Their own prosperity had weakened them to the point where they could no longer raise armies, they fell to hiring mercenaries. Mercenaries are loyal only to those who pay their salaries. Who pays the most, or offers the most, gets their support. When Rome fell under siege they could no longer trade, they could no longer pay and they were starved into submission by a horde with no education at all, just an ability to kill more and quicker than anyone else. Nature abhors a vacuum, to be of greatest use, education must flow to the masses or be rendered useless. If people cannot understand the intricacies of the systems that support the social/economic structure they survive by, they'll senselessly trash it without a care, only to face the consequences later. And “later” does nobody any good.

Which brings us back to today. Today where the Bush administration wildly sold the nation on the futile utility of war, in an effort to appear to be strong, he squandered both human and economic resources and gave the world reason to pause and reflect on US leadership. One doesn't lead by going around kicking people in the head. One leads by convincing others that their plans are good and/or better than what has gone before. In that light, the PNAC seems so outrageously silly, it appears to have more likely been crafted in an insane asylum than in some lofty “think tank”, by people of high caliber. The notion that one can stop terrorist attacks from occurring by the willful and wanton, randomized killing and displacement of millions of people, is something for psychiatrist and mental health professionals to behold. For example, the PNAC hadn't a clue that the oil they intended should pay the costs of the war, was already under contract to US oil companies. Thus, we wound up, in effect, taking possession of oil we had already brought and paid for. Worse, our European allies also had contracts for that oil, which, it turns out had to be honored as well. So “Mr and Mrs “PNAC” no war spoils oil for you! It should not have taken a genius to figure that out, long before the first shot was fired.

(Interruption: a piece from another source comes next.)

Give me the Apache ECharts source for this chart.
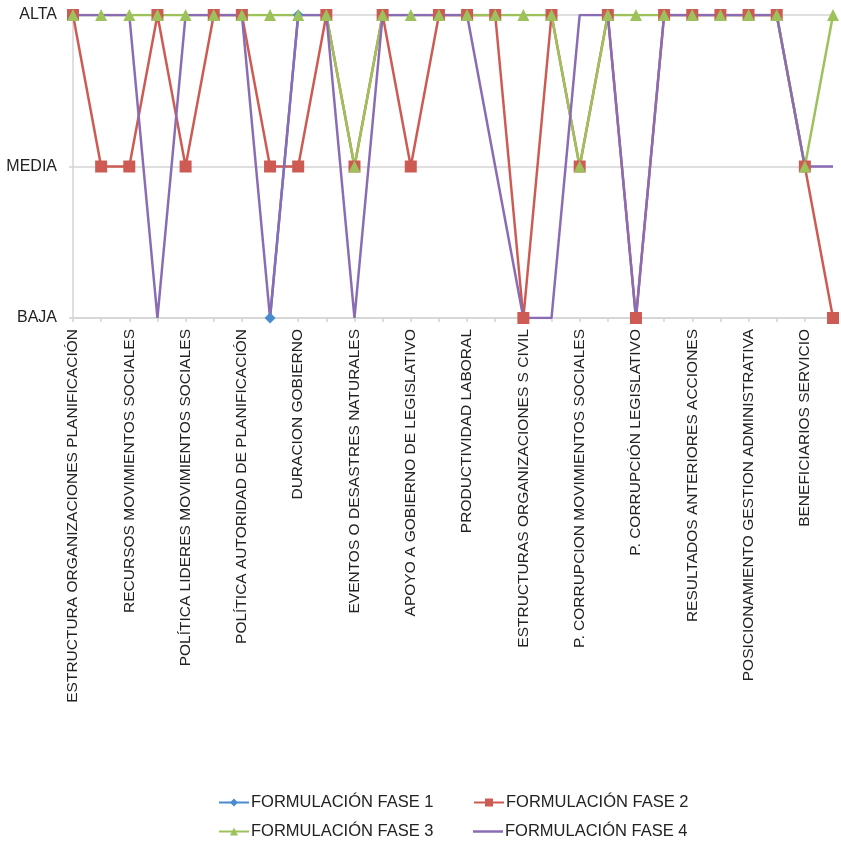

So here we have Donald J. Trump, planning to write some invidious distinctions into law. Yet another simplistic solution to a problem that, in reality doesn't exist, except in the minds of “supremacists” who seem to believe that, no matter your schooling or intelligence level, no matter your commitment to hard work, somehow the color of ones skin or their state of origin somehow makes them better suited to enjoy life, liberty and the right to peacefully pursue happiness. Go figure.

The gravest danger to the republic is that, like nations of old, a leader, untutored in governing will make an ungovernable mess of things. Putting into high office, officials whose main calling is some ideological bend, rather than people with a good grasp of the paradigms in operation therein, we get mangled decisions that either require constant correction, or that block the deployment of critical resources to fix problems while they're still small enough to be fixed. Try to imagine what a Clarence Thomas or an Antonin Scalia would have been at The First Continental Congress. At a time when a word here, a phrase there could have altered the course of U.S. History for the millions of people we have today.

But no, I won't say what Putin's masterful stroke was, if you didn't get it, don't worry you will eventually. I just don't want it's effect to be minimized by premature attention. It's already made the news once, fear not, it will again.